Behavior change, experts say, requires different programs -- and the programs the British government is pursuing might not measure up. Take the $215 million the government is spending on sprucing up sports facilities. The funding will provide a nicer experience for those who are already "sporty," as Brits say, but it won't draw new participants, experts claim.
"It's sort of Field of Dreams -- build it and they will come," Weed says. "Well, they won't."
Britons themselves are cynical about their ability to leave behind their couch-potato ways. An April survey by pollsters YouGov found that 55% of Britons think the Olympics will not encourage more people to take up sports. Even some who are closely involved in sports are pessimistic.
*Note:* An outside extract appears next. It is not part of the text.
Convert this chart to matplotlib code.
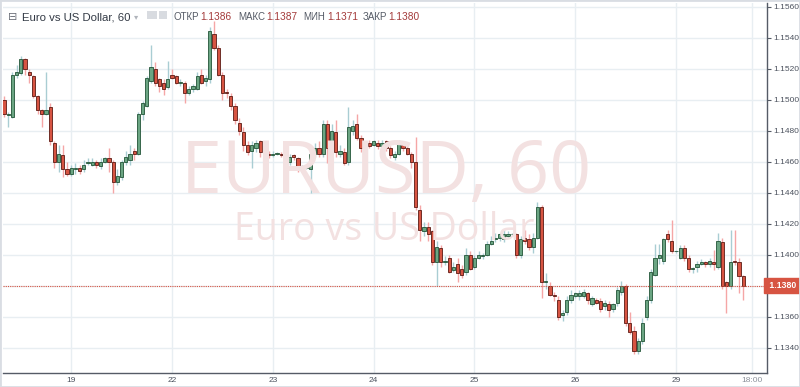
import numpy as np
import matplotlib.pyplot as plt
from matplotlib import font_manager
from matplotlib.patches import Rectangle

# EURUSD hourly candles, 18th (08:00) .. 29th (16:00)
opens = [1.1500, 1.1490, 1.1489, 1.1516, 1.1517, 1.1526, 1.1518, 1.1515, 1.1502, 1.1493,
         1.1491, 1.1495, 1.1472, 1.1460, 1.1464, 1.1455, 1.1452, 1.1455, 1.1456, 1.1455,
         1.1459, 1.1458, 1.1460, 1.1457, 1.1460, 1.1462, 1.1460, 1.1447, 1.1450, 1.1460,
         1.1461, 1.1467, 1.1465, 1.1491, 1.1496, 1.1512, 1.1520, 1.1513, 1.1511, 1.1508,
         1.1516, 1.1515, 1.1511, 1.1511, 1.1504, 1.1507, 1.1507, 1.1516, 1.1512, 1.1513,
         1.1542, 1.1533, 1.1516, 1.1505, 1.1502, 1.1496, 1.1485, 1.1479, 1.1471, 1.1467,
         1.1469, 1.1473, 1.1467, 1.1465, 1.1464, 1.1465, 1.1465, 1.1465, 1.1460, 1.1464,
         1.1462, 1.1455, 1.1456, 1.1455, 1.1465, 1.1469, 1.1465, 1.1484, 1.1469, 1.1479,
         1.1465, 1.1466, 1.1460, 1.1480, 1.1484, 1.1475, 1.1467, 1.1472, 1.1471, 1.1472,
         1.1470, 1.1473, 1.1469, 1.1463, 1.1465, 1.1471, 1.1469, 1.1465, 1.1460, 1.1429,
         1.1415, 1.1418, 1.1415, 1.1395, 1.1404, 1.1395, 1.1398, 1.1390, 1.1394, 1.1391,
         1.1389, 1.1400, 1.1392, 1.1398, 1.1399, 1.1400, 1.1407, 1.1410, 1.1411, 1.1410,
         1.1412, 1.1413, 1.1413, 1.1400, 1.1411, 1.1410, 1.1405, 1.1411, 1.1431, 1.1382,
         1.1380, 1.1374, 1.1371, 1.1361, 1.1363, 1.1371, 1.1373, 1.1373, 1.1373, 1.1375,
         1.1368, 1.1371, 1.1370, 1.1367, 1.1368, 1.1365, 1.1369, 1.1376, 1.1380, 1.1356,
         1.1351, 1.1338, 1.1344, 1.1360, 1.1371, 1.1387, 1.1398, 1.1396, 1.1413, 1.1409,
         1.1402, 1.1398, 1.1404, 1.1398, 1.1391, 1.1392, 1.1394, 1.1395, 1.1394, 1.1395,
         1.1392, 1.1408, 1.1382, 1.1380, 1.1396, 1.1395, 1.1386]
highs = [1.1502, 1.1492, 1.1518, 1.1522, 1.1528, 1.1527, 1.1520, 1.1516, 1.1503, 1.1494,
         1.1518, 1.1498, 1.1473, 1.1471, 1.1471, 1.1460, 1.1458, 1.1459, 1.1458, 1.1461,
         1.1462, 1.1462, 1.1461, 1.1462, 1.1463, 1.1469, 1.1461, 1.1455, 1.1461, 1.1467,
         1.1471, 1.1469, 1.1492, 1.1499, 1.1515, 1.1535, 1.1524, 1.1514, 1.1513, 1.1525,
         1.1520, 1.1516, 1.1513, 1.1512, 1.1509, 1.1510, 1.1518, 1.1520, 1.1516, 1.1547,
         1.1551, 1.1535, 1.1518, 1.1507, 1.1504, 1.1498, 1.1488, 1.1482, 1.1473, 1.1473,
         1.1474, 1.1474, 1.1469, 1.1467, 1.1467, 1.1466, 1.1466, 1.1467, 1.1465, 1.1465,
         1.1463, 1.1458, 1.1457, 1.1467, 1.1472, 1.1473, 1.1487, 1.1487, 1.1484, 1.1487,
         1.1471, 1.1469, 1.1495, 1.1487, 1.1491, 1.1477, 1.1472, 1.1474, 1.1474, 1.1474,
         1.1474, 1.1474, 1.1470, 1.1467, 1.1474, 1.1473, 1.1471, 1.1466, 1.1476, 1.1432,
         1.1421, 1.1421, 1.1416, 1.1409, 1.1406, 1.1399, 1.1400, 1.1395, 1.1398, 1.1393,
         1.1404, 1.1402, 1.1400, 1.1402, 1.1401, 1.1409, 1.1412, 1.1414, 1.1414, 1.1416,
         1.1415, 1.1414, 1.1414, 1.1412, 1.1416, 1.1413, 1.1414, 1.1434, 1.1432, 1.1388,
         1.1382, 1.1376, 1.1373, 1.1364, 1.1373, 1.1377, 1.1376, 1.1377, 1.1378, 1.1376,
         1.1373, 1.1372, 1.1372, 1.1371, 1.1370, 1.1369, 1.1379, 1.1383, 1.1381, 1.1363,
         1.1354, 1.1346, 1.1359, 1.1373, 1.1391, 1.1407, 1.1407, 1.1411, 1.1416, 1.1422,
         1.1403, 1.1406, 1.1406, 1.1400, 1.1392, 1.1396, 1.1397, 1.1396, 1.1398, 1.1403,
         1.1414, 1.1411, 1.1383, 1.1416, 1.1416, 1.1398, 1.1387]
lows = [1.1489, 1.1482, 1.1488, 1.1514, 1.1516, 1.1516, 1.1511, 1.1501, 1.1491, 1.1482,
        1.1490, 1.1471, 1.1456, 1.1453, 1.1450, 1.1451, 1.1451, 1.1452, 1.1452, 1.1453,
        1.1458, 1.1457, 1.1456, 1.1455, 1.1459, 1.1453, 1.1440, 1.1445, 1.1448, 1.1458,
        1.1458, 1.1461, 1.1464, 1.1487, 1.1495, 1.1511, 1.1509, 1.1505, 1.1503, 1.1507,
        1.1513, 1.1510, 1.1509, 1.1498, 1.1503, 1.1505, 1.1506, 1.1510, 1.1509, 1.1511,
        1.1532, 1.1515, 1.1500, 1.1501, 1.1493, 1.1484, 1.1477, 1.1467, 1.1464, 1.1456,
        1.1466, 1.1463, 1.1464, 1.1462, 1.1463, 1.1464, 1.1463, 1.1459, 1.1458, 1.1461,
        1.1453, 1.1453, 1.1455, 1.1440, 1.1463, 1.1463, 1.1463, 1.1459, 1.1456, 1.1463,
        1.1463, 1.1458, 1.1458, 1.1477, 1.1474, 1.1466, 1.1466, 1.1469, 1.1470, 1.1468,
        1.1469, 1.1467, 1.1462, 1.1461, 1.1464, 1.1467, 1.1464, 1.1456, 1.1429, 1.1409,
        1.1412, 1.1409, 1.1393, 1.1380, 1.1392, 1.1393, 1.1388, 1.1389, 1.1382, 1.1385,
        1.1387, 1.1390, 1.1391, 1.1397, 1.1397, 1.1399, 1.1406, 1.1408, 1.1409, 1.1408,
        1.1411, 1.1412, 1.1398, 1.1398, 1.1407, 1.1403, 1.1401, 1.1410, 1.1372, 1.1378,
        1.1373, 1.1370, 1.1358, 1.1357, 1.1361, 1.1369, 1.1372, 1.1371, 1.1372, 1.1368,
        1.1367, 1.1368, 1.1363, 1.1364, 1.1360, 1.1363, 1.1367, 1.1374, 1.1354, 1.1349,
        1.1336, 1.1336, 1.1342, 1.1358, 1.1369, 1.1386, 1.1394, 1.1394, 1.1408, 1.1401,
        1.1401, 1.1397, 1.1396, 1.1389, 1.1388, 1.1389, 1.1393, 1.1392, 1.1392, 1.1390,
        1.1391, 1.1378, 1.1362, 1.1378, 1.1393, 1.1375, 1.1371]
closes = [1.1491, 1.1491, 1.1516, 1.1518, 1.1526, 1.1520, 1.1516, 1.1502, 1.1493, 1.1491,
          1.1493, 1.1473, 1.1460, 1.1465, 1.1455, 1.1452, 1.1456, 1.1456, 1.1454, 1.1458,
          1.1460, 1.1460, 1.1458, 1.1460, 1.1462, 1.1460, 1.1447, 1.1451, 1.1460, 1.1463,
          1.1465, 1.1465, 1.1491, 1.1498, 1.1514, 1.1521, 1.1511, 1.1509, 1.1507, 1.1513,
          1.1514, 1.1511, 1.1511, 1.1504, 1.1507, 1.1509, 1.1515, 1.1511, 1.1514, 1.1544,
          1.1533, 1.1516, 1.1504, 1.1504, 1.1496, 1.1487, 1.1480, 1.1471, 1.1466, 1.1471,
          1.1472, 1.1466, 1.1465, 1.1464, 1.1465, 1.1465, 1.1464, 1.1462, 1.1463, 1.1463,
          1.1455, 1.1456, 1.1456, 1.1465, 1.1469, 1.1465, 1.1484, 1.1469, 1.1480, 1.1466,
          1.1467, 1.1459, 1.1482, 1.1483, 1.1475, 1.1469, 1.1471, 1.1470, 1.1473, 1.1470,
          1.1472, 1.1469, 1.1464, 1.1465, 1.1472, 1.1469, 1.1465, 1.1460, 1.1431, 1.1416,
          1.1418, 1.1413, 1.1395, 1.1405, 1.1395, 1.1396, 1.1389, 1.1392, 1.1388, 1.1387,
          1.1400, 1.1391, 1.1398, 1.1400, 1.1400, 1.1407, 1.1409, 1.1411, 1.1413, 1.1413,
          1.1413, 1.1413, 1.1400, 1.1410, 1.1409, 1.1405, 1.1411, 1.1431, 1.1382, 1.1383,
          1.1374, 1.1373, 1.1360, 1.1362, 1.1371, 1.1374, 1.1375, 1.1375, 1.1376, 1.1371,
          1.1372, 1.1369, 1.1365, 1.1369, 1.1364, 1.1368, 1.1377, 1.1380, 1.1356, 1.1350,
          1.1338, 1.1344, 1.1356, 1.1371, 1.1389, 1.1398, 1.1400, 1.1410, 1.1410, 1.1402,
          1.1402, 1.1404, 1.1398, 1.1391, 1.1391, 1.1394, 1.1395, 1.1394, 1.1396, 1.1394,
          1.1409, 1.1380, 1.1380, 1.1395, 1.1395, 1.1386, 1.1380]

day_ticks = [16, 40, 64, 88, 112, 136, 160, 178]   # bar index of each label
day_labels = ['19', '22', '23', '24', '25', '26', '29', '18:00']
price_ticks = [1.1340, 1.1360, 1.1380, 1.1400, 1.1420, 1.1440, 1.1460,
               1.1480, 1.1500, 1.1520, 1.1540, 1.1560]
last_price = 1.1380
legend_names = ['ОТКР', 'МАКС', 'МИН', 'ЗАКР']
legend_values = ['1.1386', '1.1387', '1.1371', '1.1380']

names = {f.name for f in font_manager.fontManager.ttflist}
narrow = 'Liberation Sans Narrow' if 'Liberation Sans Narrow' in names else 'Liberation Sans'

UP, UP_EDGE, UP_WICK = '#6ba583', '#225437', '#a9cdd3'
DN, DN_EDGE, DN_WICK = '#d75442', '#5b1a13', '#f5a6a6'
AXIS_TXT = '#4c525e'

O = np.array(opens); H = np.array(highs); L = np.array(lows); C = np.array(closes)
x = np.arange(len(C))
up = C >= O

fig = plt.figure(figsize=(8, 3.87), dpi=100)
ax = fig.add_axes([3 / 800, 1 - 373 / 387, 764 / 800, 370 / 387])
ax.set_xlim(-0.24, 181.67)
ax.set_ylim(1.13236, 1.15623)

# watermark
fig.text(386 / 800, 1 - 193 / 387, 'EURUSD, 60', ha='center', va='baseline',
         fontsize=53, color='#f3e1e1', family='Open Sans', zorder=0)
fig.text(384 / 800, 1 - 240 / 387, 'Euro vs US Dollar', ha='center', va='baseline',
         fontsize=27, color='#f3e1e1', family='Open Sans', zorder=0)
ax.patch.set_alpha(0)

# grid
ax.set_yticks(price_ticks)
ax.set_xticks(day_ticks)
ax.grid(True, color='#e8eef2', lw=1, zorder=1)
ax.set_axisbelow(True)

# candles
ax.vlines(x[up], L[up], H[up], color=UP_WICK, lw=1, zorder=2)
ax.vlines(x[~up], L[~up], H[~up], color=DN_WICK, lw=1, zorder=2)
body = np.maximum(np.abs(C - O), 0.00004)
bottom = np.minimum(O, C)
ax.bar(x[up], body[up], bottom=bottom[up], width=0.74, color=UP,
       edgecolor=UP_EDGE, lw=0.6, zorder=3)
ax.bar(x[~up], body[~up], bottom=bottom[~up], width=0.74, color=DN,
       edgecolor=DN_EDGE, lw=0.6, zorder=3)

# last price
ax.axhline(last_price, color=DN, ls=(0, (1, 1)), lw=0.8, zorder=4)
ax.text(1.0, last_price, ' 1.1380 ', transform=ax.get_yaxis_transform(),
        ha='left', va='center', fontsize=6.3, color='white', family='Liberation Sans',
        fontweight='bold', clip_on=False, zorder=10,
        bbox=dict(boxstyle='square,pad=0.35', fc=DN, ec=DN))

# axes styling
for s in ['left', 'top']:
    ax.spines[s].set_visible(False)
for s in ['right', 'bottom']:
    ax.spines[s].set_color('#555b66')
    ax.spines[s].set_linewidth(1)
ax.yaxis.tick_right()
ax.tick_params(axis='y', length=3, width=0.8, color='#555b66', pad=1.5,
               labelsize=6, labelcolor=AXIS_TXT)
ax.tick_params(axis='x', length=0, pad=3, labelsize=6, labelcolor=AXIS_TXT)
ax.set_yticklabels([f'{p:.4f}' for p in price_ticks], family=narrow)
ax.set_xticklabels(day_labels, family=narrow)
ax.get_xticklabels()[-1].set_color('#8b909a')
# the last-price box covers its own tick label
for p, lab in zip(price_ticks, ax.get_yticklabels()):
    if abs(p - last_price) < 1e-9:
        lab.set_visible(False)

# header legend
fig.text(8 / 800, 1 - 20 / 387, '⊟', fontsize=8, color='#6b6f78', family='DejaVu Sans')
fig.text(22 / 800, 1 - 20 / 387, 'Euro vs US Dollar, 60', fontsize=8.2, color='#333a45',
         family='Liberation Sans')
fig.text(134 / 800, 1 - 19 / 387, '▾', fontsize=6, color='#b0b4bb', family='DejaVu Sans')
fig.patches.append(Rectangle((147 / 800, 1 - 19 / 387), 10 / 800, 8 / 387,
                             transform=fig.transFigure, fc='#d8dbe0', ec='none'))
fig.patches.append(Rectangle((159 / 800, 1 - 19 / 387), 8 / 800, 8 / 387,
                             transform=fig.transFigure, fc='#d8dbe0', ec='none'))
name_x = [174, 238, 303, 363]
value_x = [200, 266, 327, 388]
for nx, vx, n, v in zip(name_x, value_x, legend_names, legend_values):
    fig.text(nx / 800, 1 - 20 / 387, n, fontsize=7, color='#555b66', family=narrow)
    fig.text(vx / 800, 1 - 20 / 387, v, fontsize=7.3, color='#a33a3a', family='Liberation Sans')

# outer frame
fig.patches.append(Rectangle((0, 0), 1, 1, transform=fig.transFigure,
                             fc='none', ec='#d9dde3', lw=2))

fig.savefig('out.png', dpi=100)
John Collins, a coach at Northants Basketball Club in Northampton, says the Games will raise kids' interest in basketball, which is not widely popular in Britain.
"Yes, basketball will have an influx of youngsters," he says, but without more government support for an expensive sport, "it will eventually subside back to where it is now, which would be a massive shame."
Price of Sport England acknowledges the challenges of getting her reluctant fellow citizens to put down their digital devices and pick up a cricket bat or volleyball. But she argues the Games, with a variety of sports from badminton to BMX cycling, will offer something to tantalize everyone, "whatever shape or size you are."
"We can't go out and buy participants. It's not that kind of process," she says, "(but) I have no doubt that there will be some sporting legacy. After the Games, the grass-roots are going to be where it's at."